Vocal and production talents aside, Campbell was also a sound system pioneer, innovating the mobile discos that were set up in empty yards and lots across the island nighly since the 1950s. Calling his sound “The Voice of the People,” Campbell challenged the three mighty sound systems of the time: Sir Coxsone’s Downbeat, Duke Reid the Trojan and King Edwards the Giant. These battle royales were precursors of the sound clashes that continue today.
Campbell always held his ground, dealing crucial blows such as “Downbeat Burial” while jovially channeling sexual innuendo and suggestiveness as on “Wreck a Pum Pum.” After massive homeland success, Campbell was able to take his music from Jamaica to the UK, eventually becoming the figurehead of a whole new ska movement. His image became synonymous with 2 Tone British ska artists in the late 1970s, including the Specials and Madness (the latter taking their name from Campbell’s famous political song of the same name).
Campbell was a model of an artist that could do everything: be the producer, sing the songs, act as sound system selector, distribute music and own your own store. And all this is in addition to creating a genre of music. He showed how self-sufficiency and entrepreneurial ability came together. As Miller puts it, “he controlled his own destiny.”

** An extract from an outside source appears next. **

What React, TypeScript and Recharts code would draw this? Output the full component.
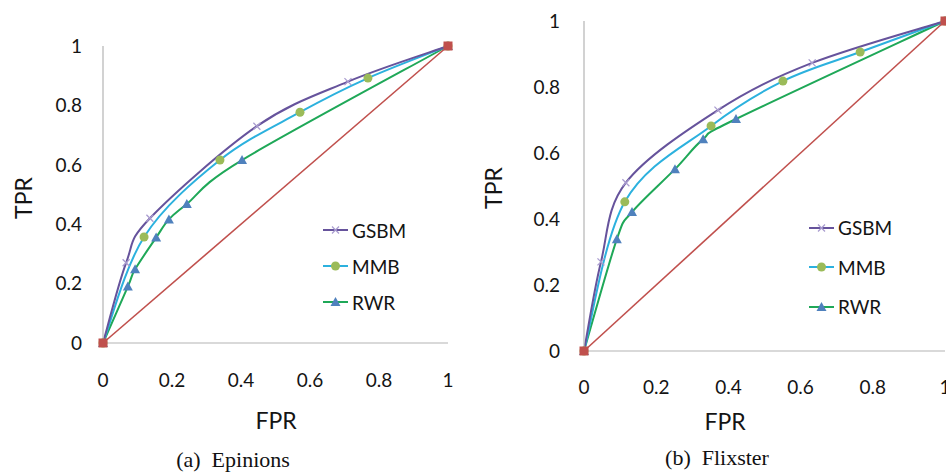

“My father came from nothing,” Sultan Ali tells Rolling Stone. “All he had was a vision and a burning desire. The others had money. He persevered until he won the hearts of the people.” And he won the hearts of the people through music. As his son succinctly puts it, “Anyone who stands still to a ska rhythm is dead.”

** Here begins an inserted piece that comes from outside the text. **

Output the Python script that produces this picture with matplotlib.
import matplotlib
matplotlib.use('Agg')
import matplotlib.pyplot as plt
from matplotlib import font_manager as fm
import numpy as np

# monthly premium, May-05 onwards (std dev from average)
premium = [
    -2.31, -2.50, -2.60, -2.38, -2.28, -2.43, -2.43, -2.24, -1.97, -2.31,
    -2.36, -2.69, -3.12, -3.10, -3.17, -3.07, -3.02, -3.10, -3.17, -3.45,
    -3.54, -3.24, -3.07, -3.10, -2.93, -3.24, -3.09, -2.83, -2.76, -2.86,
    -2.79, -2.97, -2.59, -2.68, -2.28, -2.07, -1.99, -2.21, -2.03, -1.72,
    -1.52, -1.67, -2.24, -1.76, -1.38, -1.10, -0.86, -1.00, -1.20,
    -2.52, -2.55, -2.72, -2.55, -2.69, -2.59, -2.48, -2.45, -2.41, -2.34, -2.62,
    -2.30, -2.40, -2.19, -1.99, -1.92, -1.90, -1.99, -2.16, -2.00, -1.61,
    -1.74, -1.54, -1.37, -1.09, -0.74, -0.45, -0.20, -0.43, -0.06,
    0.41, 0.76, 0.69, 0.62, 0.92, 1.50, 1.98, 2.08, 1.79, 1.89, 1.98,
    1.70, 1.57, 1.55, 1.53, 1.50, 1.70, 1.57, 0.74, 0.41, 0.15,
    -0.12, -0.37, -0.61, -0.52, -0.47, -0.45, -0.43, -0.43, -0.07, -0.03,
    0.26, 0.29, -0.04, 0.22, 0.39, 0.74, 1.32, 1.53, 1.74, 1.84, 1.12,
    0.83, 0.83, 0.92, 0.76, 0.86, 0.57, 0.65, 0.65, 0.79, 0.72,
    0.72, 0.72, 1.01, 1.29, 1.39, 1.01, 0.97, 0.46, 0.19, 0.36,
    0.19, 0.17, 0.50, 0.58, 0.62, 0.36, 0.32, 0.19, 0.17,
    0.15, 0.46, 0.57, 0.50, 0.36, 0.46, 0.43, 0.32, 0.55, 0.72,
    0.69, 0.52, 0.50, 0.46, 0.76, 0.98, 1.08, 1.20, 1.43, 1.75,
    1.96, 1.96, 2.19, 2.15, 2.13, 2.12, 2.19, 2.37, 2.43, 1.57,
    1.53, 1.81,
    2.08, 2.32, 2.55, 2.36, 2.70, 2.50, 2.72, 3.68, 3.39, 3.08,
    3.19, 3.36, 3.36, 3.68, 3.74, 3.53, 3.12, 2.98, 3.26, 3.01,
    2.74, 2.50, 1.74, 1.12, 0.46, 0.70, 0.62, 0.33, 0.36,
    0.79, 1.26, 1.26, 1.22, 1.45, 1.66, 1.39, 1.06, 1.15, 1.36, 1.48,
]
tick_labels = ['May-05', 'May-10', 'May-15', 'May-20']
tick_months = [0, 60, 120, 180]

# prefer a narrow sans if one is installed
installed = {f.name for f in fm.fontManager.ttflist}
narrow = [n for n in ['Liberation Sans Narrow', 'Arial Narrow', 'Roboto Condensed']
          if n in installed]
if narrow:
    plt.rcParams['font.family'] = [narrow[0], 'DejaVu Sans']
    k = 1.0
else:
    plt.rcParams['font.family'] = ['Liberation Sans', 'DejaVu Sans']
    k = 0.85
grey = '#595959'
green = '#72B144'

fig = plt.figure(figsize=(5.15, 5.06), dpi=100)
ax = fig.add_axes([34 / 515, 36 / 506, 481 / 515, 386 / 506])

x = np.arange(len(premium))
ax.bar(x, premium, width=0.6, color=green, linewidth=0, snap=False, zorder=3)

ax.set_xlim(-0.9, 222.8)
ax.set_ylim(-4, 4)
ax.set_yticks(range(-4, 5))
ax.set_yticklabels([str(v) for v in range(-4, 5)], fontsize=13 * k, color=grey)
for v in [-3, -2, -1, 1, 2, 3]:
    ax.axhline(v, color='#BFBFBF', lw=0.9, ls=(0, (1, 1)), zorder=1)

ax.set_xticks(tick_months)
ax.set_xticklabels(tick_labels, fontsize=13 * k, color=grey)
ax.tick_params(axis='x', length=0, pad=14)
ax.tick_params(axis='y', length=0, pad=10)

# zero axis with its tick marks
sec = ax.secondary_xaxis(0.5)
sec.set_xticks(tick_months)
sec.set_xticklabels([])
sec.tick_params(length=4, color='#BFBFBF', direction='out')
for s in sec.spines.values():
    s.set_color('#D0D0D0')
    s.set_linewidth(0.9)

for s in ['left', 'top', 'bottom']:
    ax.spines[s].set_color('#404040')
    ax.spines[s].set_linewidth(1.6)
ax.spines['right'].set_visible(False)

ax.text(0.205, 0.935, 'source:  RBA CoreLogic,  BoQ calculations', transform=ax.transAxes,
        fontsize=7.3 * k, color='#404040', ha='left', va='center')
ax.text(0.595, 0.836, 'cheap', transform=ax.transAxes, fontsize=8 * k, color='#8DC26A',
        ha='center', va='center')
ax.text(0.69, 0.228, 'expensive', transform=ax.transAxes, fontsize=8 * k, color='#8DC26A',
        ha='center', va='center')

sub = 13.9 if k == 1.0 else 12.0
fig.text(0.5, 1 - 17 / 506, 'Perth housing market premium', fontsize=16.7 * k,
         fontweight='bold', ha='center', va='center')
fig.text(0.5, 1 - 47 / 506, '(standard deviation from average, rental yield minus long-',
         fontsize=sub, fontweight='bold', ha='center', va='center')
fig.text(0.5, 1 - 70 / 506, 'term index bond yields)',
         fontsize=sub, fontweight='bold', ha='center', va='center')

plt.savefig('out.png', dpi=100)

But Prince Buster transcends music. Certainly, as Miller says, “If we should only rate him from a musical point of view, he is already a giant. But if we should look at his influence beyond music? Here is a young man with a whole heap of charisma; one who believes that through his music and his lifestyle, he could inspire black people in Jamaica and in the diaspora. To make them understand self-identity, self-worth, who you are as a black person in the New World and your connectivity to the Old World.”